Content is one of life's necessities "like food and fresh air" and "we in PR play a critical role in setting the content standard," Burson-Marsteller founder Harold Burson told the firm’s 60th anniversary celebration last night.
The event, attended by nearly 200 including many top B-M executives from throughout the world, was held at the Christian Scientists’ church at Park and 63rd St., which is available for private functions during the week.
Burson recalled the founding of the firm in 1953 in an office on 42nd St. with adman Bill Marsteller and two other employees, one of them being Elias Buchwald, who was present at the celebration.
"Buck was one of long line of Burson persons who made the firm what it is today," said Burson. "I was the good cop and Buck was the enforcer."
B-M from the start was "dedicated to the relentless pursuit of excellence and commitment to clients," said Burson. Another goal was growth since he and Marsteller saw that as the hallmark of a successful business.
"Looking to the future, I am bullish on public relations," he said. "Increasingly, it is the driver of our economy and the driver of our personal lives. What the digital world refers to as 'content' now ranks with food and fresh air as one of life’s necessities. We in public relations play a critical role in setting the 'content' standard and monitoring and directing it toward the positive in the service of human kind."
Baer: B-M Continues Burson's Values
Don Baer, worldwide chairman and CEO, said B-M not only carries the name of Burson "but embodies his very legacy."
"Harold is my role model, mentor and friend," said Baer, noting that the firm retains his commitment to providing the highest quality services.
Baer at the start of his remarks thanked "our friends in the media" who were at the event, saying that "working with you is part of the joy of what we do" and that B-M "appreciates" the support of the media.
Christopher Komisarjevsky, retired CEO of B-M, was also recognized by Baer for his contributions to the firm.
Added Burson: "I suspect the next event of this kind will be our seventy-fifth anniversary. It will interest you to know that I have put in my request for an invitation."
Full copy of Burson's speech is below.
Sixtieth Anniversary Remarks
April 22, 2013
New York, New York
Colleagues and Friends:
It goes without saying that I am happy to be here tonight. At my age, I am happy to be anywhere – so long as I know where I am. And especially when I am amidst colleagues and friends.

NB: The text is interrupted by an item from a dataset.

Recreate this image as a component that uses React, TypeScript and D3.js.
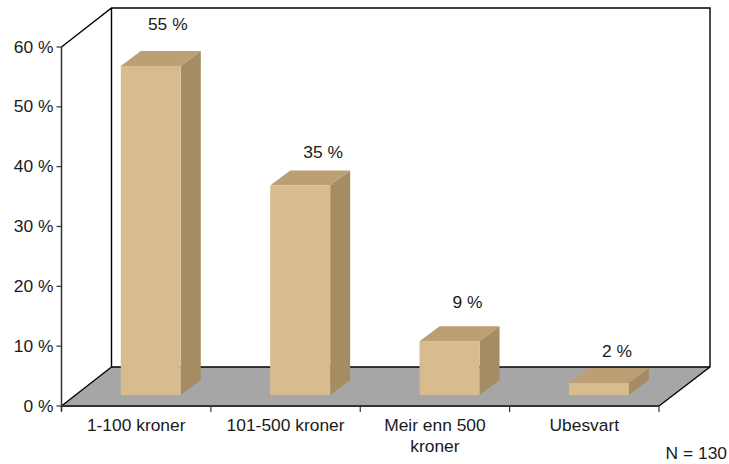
import React from 'react'
import * as d3 from 'd3'

const WIDTH = 729
const HEIGHT = 464

const categories = ['1-100 kroner', '101-500 kroner', 'Meir enn 500 kroner', 'Ubesvart']
const categoryLines = [['1-100 kroner'], ['101-500 kroner'], ['Meir enn 500', 'kroner'], ['Ubesvart']]
const values = [55, 35, 9, 2]
const valueLabels = ['55 %', '35 %', '9 %', '2 %']
const ticks = [0, 10, 20, 30, 40, 50, 60]

const LEFT = 61.5
const RIGHT = 659
const BASE = 406
const TOP = 47
const DEPTH_X = 50
const DEPTH_Y = 39
const BAR_W = 60
const BAR_DX = 14.6
const BAR_DY = 11
const SIDE_X = 20
const SIDE_Y = 15

// value labels were placed by hand in the original, so each has its own nudge
const LABEL_NUDGE = [[17, -36], [23, -28], [18, -33], [18, -26]]

const FONT = '"Liberation Sans", Arial, sans-serif'
const FRONT = '#d8bb8e'
const TOPFACE = '#bc9f75'
const SIDE = '#a68c63'
const FLOOR = '#a6a6a6'
const INK = '#1a1a1a'

export default function App() {
  const x = d3.scaleBand<string>().domain(categories).range([LEFT, RIGHT])
  const y = d3.scaleLinear().domain([0, 60]).range([BASE, TOP])
  const poly = d3.line()
  const edges = [LEFT, ...categories.map((c) => (x(c) as number) + x.bandwidth())]

  return (
    <svg
      width={WIDTH}
      height={HEIGHT}
      style={{ position: 'absolute', left: 0, top: 0 }}
      fontFamily={FONT}
      fontSize={17.4}
      fill={INK}
    >
      {/* floor and back wall */}
      <path
        d={poly([[LEFT, BASE], [LEFT + DEPTH_X, BASE - DEPTH_Y], [RIGHT + DEPTH_X + 1, BASE - DEPTH_Y], [RIGHT, BASE]]) + 'Z'}
        fill={FLOOR}
      />
      <path
        d={poly([[LEFT, y(60)], [LEFT + DEPTH_X, y(60) - DEPTH_Y], [RIGHT + DEPTH_X + 1, y(60) - DEPTH_Y], [RIGHT + DEPTH_X + 1, BASE - DEPTH_Y], [RIGHT, BASE]]) as string}
        fill="none"
        stroke="#000"
        strokeWidth={1.4}
      />
      <path
        d={poly([[LEFT + DEPTH_X, y(60) - DEPTH_Y], [LEFT + DEPTH_X, BASE - DEPTH_Y], [LEFT, BASE]]) as string}
        fill="none"
        stroke="#000"
        strokeWidth={1.4}
      />
      <line x1={LEFT + DEPTH_X} x2={RIGHT + DEPTH_X + 1} y1={BASE - DEPTH_Y} y2={BASE - DEPTH_Y} stroke="#000" strokeWidth={1.4} />

      {/* axes */}
      <line x1={LEFT} x2={LEFT} y1={y(60)} y2={BASE + 5} stroke="#333" strokeWidth={1.5} />
      <line x1={LEFT} x2={RIGHT} y1={BASE} y2={BASE} stroke="#333" strokeWidth={1.8} />
      {ticks.map((t) => (
        <g key={t}>
          <line x1={LEFT - 5} x2={LEFT} y1={y(t)} y2={y(t)} stroke="#333" strokeWidth={1.2} />
          <text x={LEFT - 8} y={y(t) + 5.5} textAnchor="end">{t} %</text>
        </g>
      ))}
      {edges.map((e) => (
        <line key={e} x1={e} x2={e} y1={BASE} y2={BASE + 6} stroke="#333" strokeWidth={1.2} />
      ))}

      {/* bars */}
      {categories.map((c, i) => {
        const x0 = (x(c) as number) + x.bandwidth() / 2 + BAR_DX - BAR_W / 2
        const x1 = x0 + BAR_W
        const y0 = BASE - BAR_DY
        const y1 = y(values[i]) - BAR_DY
        return (
          <g key={c}>
            <path d={poly([[x0, y1], [x0 + SIDE_X, y1 - SIDE_Y], [x1 + SIDE_X, y1 - SIDE_Y], [x1, y1]]) + 'Z'} fill={TOPFACE} />
            <path d={poly([[x1, y1], [x1 + SIDE_X, y1 - SIDE_Y], [x1 + SIDE_X, y0 - SIDE_Y], [x1, y0]]) + 'Z'} fill={SIDE} />
            <rect x={x0} y={y1} width={BAR_W} height={y0 - y1} fill={FRONT} />
            <text x={x0 + BAR_W / 2 + LABEL_NUDGE[i][0]} y={y1 + LABEL_NUDGE[i][1]} textAnchor="middle">{valueLabels[i]}</text>
          </g>
        )
      })}

      {/* category labels */}
      {categories.map((c, i) => (
        <text key={c} x={(x(c) as number) + x.bandwidth() / 2} y={431} textAnchor="middle">
          {categoryLines[i].map((l, j) => (
            <tspan key={l} x={(x(c) as number) + x.bandwidth() / 2} dy={j === 0 ? 0 : 21}>{l}</tspan>
          ))}
        </text>
      ))}

      <text x={727} y={459} textAnchor="end">N = 130</text>
    </svg>
  )
}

I am less surprised that Burson-Marsteller is celebrating its sixtieth anniversary than I am at my presence. From the beginning in 1953, our vision was to establish a business that would perpetuate itself. Our objective was to create a meritocracy composed of the best of the best public relations practitioners committed to rendering high quality service to its clients.
From the outset we were committed to growth. Bill Marsteller and I felt that growth was the essence of a successful business enterprise. Only with growth can exceptional individuals experience new challenges and new opportunities – and receive the increasing rewards, psychically and materially of outstanding performance.
I have always credited the success of Burson-Marsteller to its people. Like our nation as a whole, we had our equivalent of a “greatest generation” the hundred and fifty – plus or minus – who joined us in the sixties, seventies and eighties and remained for twenty to forty years. They are our equivalent of pioneers – both functionally and geographically. The equivalent of our founding fathers. Some of you are here in this room and I offer you a special salute and heartfelt thanks.
The most remarkable aspect of Burson-Marsteller to me is its culture – as strong today as ever. Burson persons are recognized as special people around the world. Our commitment to excellence requires exertion – and most of the people we hire thrive upon it. We are client-centric – especially on weekends and holidays when a lot of the “stuff” happens.
Looking to the future, I am bullish on public relations. Increasingly, it is the driver of our economy and the driver of our personal lives. What the digital world refers to as “content” now ranks with food and fresh air as one of life’s necessities. We in public relations play a critical role in setting the “content” standard and monitoring and directing it toward the positive in the service of human kind.
I suspect the next event of this kind will be our seventy-fifth anniversary. It will interest you to know that I have put in my request for an invitation.
Thank you one and all for being here – for sharing with me and my associates the Burson-Marsteller experience.